The “Canada Brand”: Violence and Canadian Mining Companies in Latin AmericaPublished by MAC on 2016-10-24
New report on violence and criminalization linked with the Canadian mining industry in Latin America
This Report documents incidents that are corroborated by at least two independent sources.
- incidents involving 28 Canadian companies;
- 44 deaths, 30 of which we classify as “targeted”;
- 403 injuries, 363 of which occurred in during protests and confrontations;
- 709 cases of “criminalization”, including legal complaints, arrests, detentions and charges; and
- a widespread geographical distribution of documented violence: deaths occurred in 11 countries, injuries were suffered in 13 countries, and criminalization occurred in 12 countries.
In addition, the research shows that Canadian companies that are listed on the Toronto Stock Exchange do not include reports of violence in their mandatory reports on company performance. Between 2000-2015:
- publicly listed companies reported 24.2% of the deaths and 12.3% of the injuries listed in this report; and
- larger companies tended to report incidents in general terms, using blanket statements, whereas smaller companies tended to report in more detail
What is significant about this study?
This report on violence and criminalization associated with the Canadian mining industry in Latin America is the first to:
- compile information on reported violence over a 15-year period;
- name the companies involved and seek company comments on the incidents; and
- provide details and sources of the incidents, so that third-parties may reproduce its results.
Download the full report (PDF): "The “Canada Brand”: Violence and Canadian Mining Companies in Latin America"
Government not doing enough on violence near Canadian-owned mines: Report
The report, by the Justice and Corporate Accountability Project, documents 15 years of violence and death that happened near Canadian mines in Latin America.
October 24, 2016
A new report that documents 15 years of violence near Canadian mines in Latin America says the federal government is not doing enough to address the problem.
The study, published Monday, charts 44 deaths, 403 injuries and 709 arrests, detentions and charges from 2000-2015 that the authors link to 28 Canadian companies’ mining projects in 13 countries in the region.
“The world is taking notice of Canadian companies for all the wrong reasons,” said Shin Imai, a law professor at York University’s Osgoode Hall Law School and principal author of the report, titled The Canada Brand: Violence and Canadian Mining Companies in Latin America.
“We need a more robust way to hold companies accountable,” he said.
Pierre Gratton, president of the Mining Association of Canada, which represents several of Canada’s largest resource companies, said his members are committed to human rights and do disclose workplace injuries and fatalities in annual sustainability reporting.
Some Canadian companies work in “jurisdictions in which levels of violence are significantly higher, and respect for the rule of law lower, than that experienced in Canada, which is a challenge,” Gratton said. “Our members don’t condone violence nor, in many of these examples, is violence directly correlated to operations.”
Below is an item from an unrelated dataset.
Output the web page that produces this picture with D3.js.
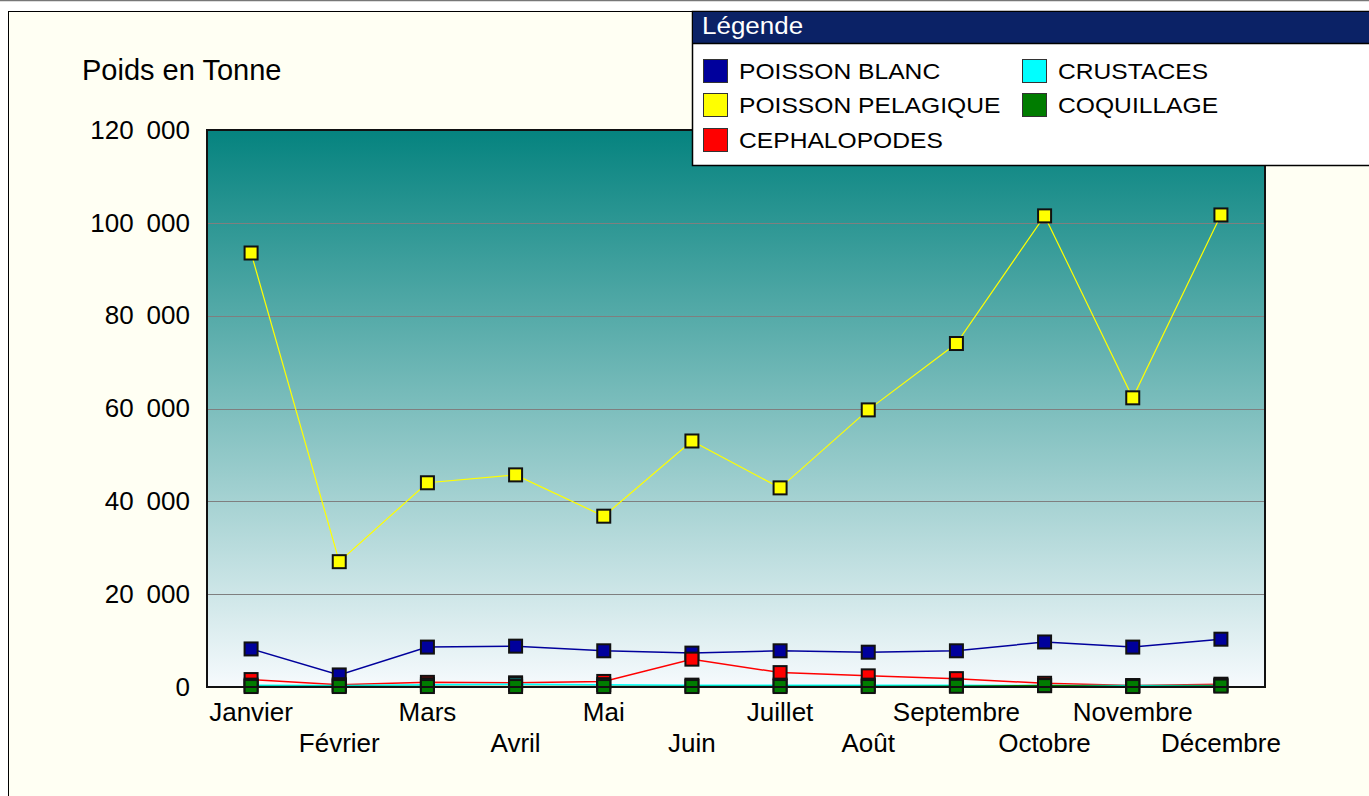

Ottawa requires that Canadian mining companies follow voluntary corporate social responsibility (CSR) codes in their overseas activity. The office of the federal CSR counsellor also works to “reduce and constructively resolve” conflicts between local communities and Canadian companies. That office does not conduct investigations nor have the power to sanction companies.
Most companies subscribe to what is known as “voluntary principles on security and human rights,” Gratton said, a framework that requires companies to respect human rights, including in its dealings with police and security personnel.
The report was written by the Justice and Corporate Accountability Project, a legal aid group at Osgoode Hall.
These cases cannot be independently verified by the Toronto Star.
Canadian securities regulations oblige publicly listed companies to disclose events that may affect the market value of their shares. Incidents of violence may not necessarily meet that standard and no law requires companies to disclose all incidents that happen near their overseas projects.
In the documented cases, the companies disclosed just a quarter of deaths, and 12 per cent of injuries, the report says.
There is evidence that conflicts between mining projects and local comminutes can affect company stock price, according to a 2014 Harvard study.
Imai said the data in the new report raises questions about the correlation between violent conflict and Canadian mining companies in Latin America. “It is fair to inquire whether the company contributed to a community context where violence and criminalization could occur?”
Globally, Canada has been criticized for failing to develop better mechanisms to hold mining companies accountable for their overseas projects.
In April 2016, more than 180 organizations from Latin America sent an open letter to Prime Minister Justin Trudeau asking him to take action on problems at Canadian mines. Forty-one per cent of large mining companies operating in Latin America are Canadian.
Gratton said he supports strengthening Canada’s existing oversight system, but extending Canadian law to foreign jurisdictions is not workable. “Security, law and order and upholding respect for human rights remain the responsibility of government authorities,” he said.
Some of the violence recorded by researchers happened at anti-mining protests or appeared to target activists. Other cases affected community members, police, journalists or children. At least two security guards and six mine workers were among those killed, the report says.
Several Canadian mines are located in regions where drug cartels and organized crime are active. Mexico and Guatemala were among the countries with the highest levels of violence, with eight and 12 deaths respectively, the report found.